Et c’est la personne et les attitudes de Marie que Jésus laissera à toutes les femmes comme un modèle et un devoir de réalisation et de vérité personnelles. Il fera donc savoir à Marthe, et avec insistance (« Marthe… Marthe… ! »), que ce n’est pas elle qui possède les meilleures dispositions et la meilleure façon de vivre sa vie de femme, mais Marie. Il lui dira ouvertement que c’est Marie qui a choisi ce qui est meilleur pour elle, la meilleure posture, celle qui lui donnera une valeur, une grandeur humaine, un charme et une beauté intérieure que personne ne pourra lui enlever.

J’aime beaucoup cette Marie, sœur de Marthe, de l’évangile de Luc! Je l’aime pour différentes raisons, mais principalement parce qu’elle a été la première femme de l’histoire à détecter la perversité du système patriarcal et qui a cherché à le contraster et à le combattre. Pour moi, elle peut être considérée comme le précurseur et la fondatrice des mouvements de libération féminine qui caractérisent désormais toutes nos sociétés modernes en Occident.

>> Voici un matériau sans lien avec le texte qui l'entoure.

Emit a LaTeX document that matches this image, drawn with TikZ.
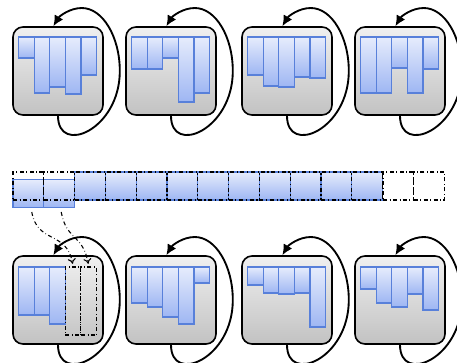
\documentclass[tikz,border=0pt]{standalone}
\usetikzlibrary{arrows.meta}

\definecolor{barTop}{RGB}{230,236,252}
\definecolor{barBot}{RGB}{158,182,243}
\definecolor{barEdge}{RGB}{88,128,218}
\definecolor{paneTop}{RGB}{240,240,240}
\definecolor{paneBot}{RGB}{194,194,194}

\begin{document}
\begin{tikzpicture}[x=0.75pt,y=-0.75pt,
  pane/.style={draw=black,line width=1.2pt,rounded corners=7.5pt,top color=paneTop,bottom color=paneBot,
    minimum width=67.5pt,minimum height=66pt,inner sep=0pt},
  bar/.style={draw=barEdge,line width=0.9pt,top color=barTop,bottom color=barBot},
  roundtrip/.style={line width=1.4pt,-{Latex[length=8pt,width=7.5pt]}},
  cell/.style={draw=barEdge,line width=0.9pt,top color=barTop,bottom color=barBot,
    minimum width=23.1pt,minimum height=21pt,inner sep=0pt},
  hole/.style={draw=black,dash dot,line width=0.8pt,minimum width=23.1pt,minimum height=21pt,inner sep=0pt},
  slot/.style={draw=black,dash dot,line width=0.8pt,minimum width=11.7pt,minimum height=51pt,inner sep=0pt},
  move/.style={draw=black,dash dot,line width=0.8pt,-{To[length=4pt,width=6pt]},shorten >=2pt,shorten <=3pt}]
  \useasboundingbox (0,0) rectangle (457,362);

  % top row
  \node[pane] (t1) at (58,71) {};
  \node[pane] (t2) at (171,71) {};
  \node[pane] (t3) at (287,71) {};
  \node[pane] (t4) at (400,71) {};

  \foreach \i/\h in {0/21,1/56,2/50,3/57,4/38}
    \draw[bar] ({18.5+15.6*\i},37) rectangle ++(15.6,\h);
  \foreach \i/\h in {0/32,1/32,2/21,3/65,4/56}
    \draw[bar] ({131.5+15.6*\i},37) rectangle ++(15.6,\h);
  \foreach \i/\h in {0/38,1/49,2/50,3/40,4/41}
    \draw[bar] ({247.5+15.6*\i},37) rectangle ++(15.6,\h);
  \foreach \i/\h in {0/56,1/56,2/31,3/56,4/32}
    \draw[bar] ({360.5+15.6*\i},37) rectangle ++(15.6,\h);

  \draw[roundtrip] (t1.south) .. controls +(0,40) and +(0,59) .. ([xshift=12pt]t1.east) .. controls +(0,-34) and +(21,0) .. ++(-38,-63) .. controls +(-12,0) and +(6,-10) .. ([xshift=-3.5pt]t1.north);
  \draw[roundtrip] (t2.south) .. controls +(0,40) and +(0,59) .. ([xshift=12pt]t2.east) .. controls +(0,-34) and +(21,0) .. ++(-38,-63) .. controls +(-12,0) and +(6,-10) .. ([xshift=-3.5pt]t2.north);
  \draw[roundtrip] (t3.south) .. controls +(0,40) and +(0,59) .. ([xshift=12pt]t3.east) .. controls +(0,-34) and +(21,0) .. ++(-38,-63) .. controls +(-12,0) and +(6,-10) .. ([xshift=-3.5pt]t3.north);
  \draw[roundtrip] (t4.south) .. controls +(0,40) and +(0,59) .. ([xshift=12pt]t4.east) .. controls +(0,-34) and +(21,0) .. ++(-38,-63) .. controls +(-12,0) and +(6,-10) .. ([xshift=-3.5pt]t4.north);

  % middle strip
  \node[cell] (m1) at (28.4,193.5) {};
  \node[cell] (m2) at (59.2,193.5) {};
  \node[hole] (c1) at (28.4,186) {};
  \node[hole] (c2) at (59.2,186) {};
  \foreach \i in {3,...,12}
    \node[cell,postaction={draw=black,dash dot,line width=0.8pt}] (c\i) at ({13+30.8*(\i-0.5)},186) {};
  \node[hole] (c13) at (398.4,186) {};
  \node[hole] (c14) at (429.2,186) {};

  % bottom row
  \node[pane] (b1) at (58,300) {};
  \node[pane] (b2) at (171,300) {};
  \node[pane] (b3) at (287,300) {};
  \node[pane] (b4) at (400,300) {};

  \foreach \i/\h in {0/48,1/48,2/57}
    \draw[bar] ({18.5+15.6*\i},267) rectangle ++(15.6,\h);
  \node[slot] (s1) at (73.1,301) {};
  \node[slot] (s2) at (88.7,301) {};
  \foreach \i/\h in {0/36,1/40,2/50,3/57,4/16}
    \draw[bar] ({131.5+15.6*\i},267) rectangle ++(15.6,\h);
  \foreach \i/\h in {0/18,1/26,2/27,3/26,4/60}
    \draw[bar] ({247.5+15.6*\i},267) rectangle ++(15.6,\h);
  \foreach \i/\h in {0/22,1/36,2/40,3/27,4/43}
    \draw[bar] ({360.5+15.6*\i},267) rectangle ++(15.6,\h);

  \draw[move] ([xshift=2pt]m1.south) to[out=-80,in=100,looseness=1.3] (s1.north);
  \draw[move] ([xshift=1pt]m2.south) to[out=-80,in=100,looseness=1.3] (s2.north);

  \draw[roundtrip] (b1.south) .. controls +(0,40) and +(0,59) .. ([xshift=12pt]b1.east) .. controls +(0,-34) and +(21,0) .. ++(-38,-63) .. controls +(-12,0) and +(6,-10) .. ([xshift=-3.5pt]b1.north);
  \draw[roundtrip] (b2.south) .. controls +(0,40) and +(0,59) .. ([xshift=12pt]b2.east) .. controls +(0,-34) and +(21,0) .. ++(-38,-63) .. controls +(-12,0) and +(6,-10) .. ([xshift=-3.5pt]b2.north);
  \draw[roundtrip] (b3.south) .. controls +(0,40) and +(0,59) .. ([xshift=12pt]b3.east) .. controls +(0,-34) and +(21,0) .. ++(-38,-63) .. controls +(-12,0) and +(6,-10) .. ([xshift=-3.5pt]b3.north);
  \draw[roundtrip] (b4.south) .. controls +(0,40) and +(0,59) .. ([xshift=12pt]b4.east) .. controls +(0,-34) and +(21,0) .. ++(-38,-63) .. controls +(-12,0) and +(6,-10) .. ([xshift=-3.5pt]b4.north);
\end{tikzpicture}
\end{document}
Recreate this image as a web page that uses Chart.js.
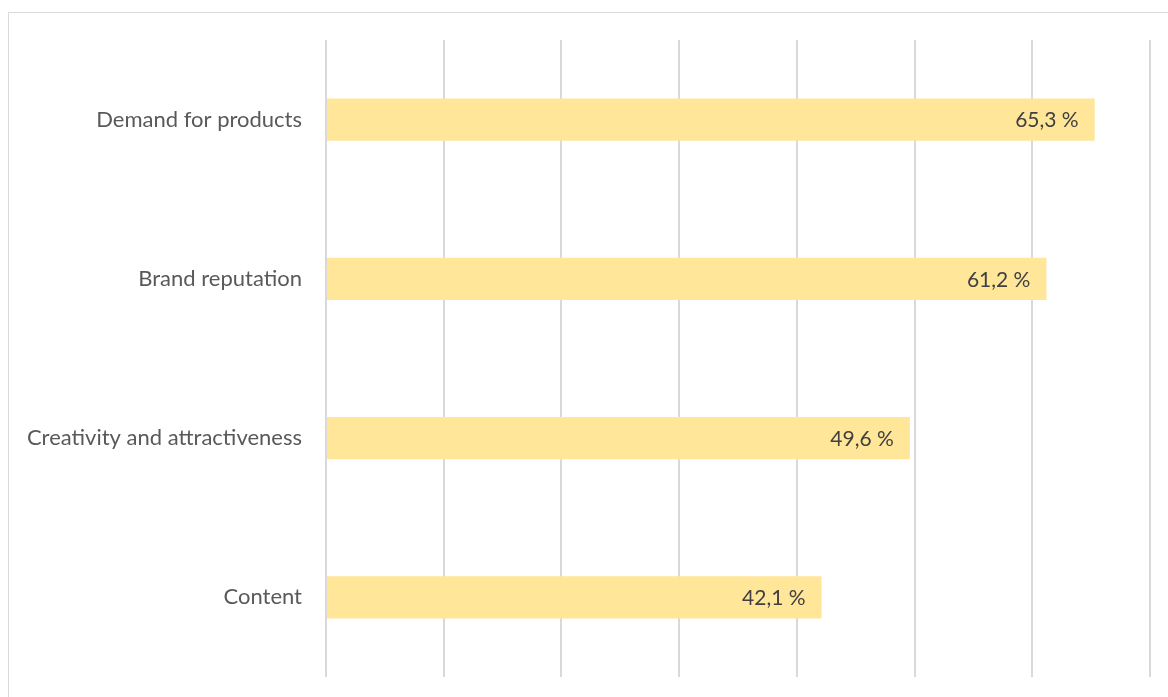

Mes chères dames et demoiselles ici présente, sachez que si aujourd’hui vous avez droit de vote; si vous pouvez travailler à l’extérieur de votre maison; exiger un salaire égal à celui des hommes pour le même travail fourni; aller à l’école; obtenir des diplômes universitaires; devenir astronautes, avocates et médecins; relaxer devant un bon  cappuccino sur une terrasse de la rue St-Denis sans vous faire harceler ; conduire une voiture et aller à bicyclette en shorts sur les pistes cyclables du St Laurent; exiger  de la politesse, des égards et du respect de la part des machos que vous rencontrez sur la route  de la vie, et bien, sachez que vous devez cela, en grande partie, à l’enseignement du Rabbi de Nazareth, certes, mais aussi au comportement de Marie de Béthanie.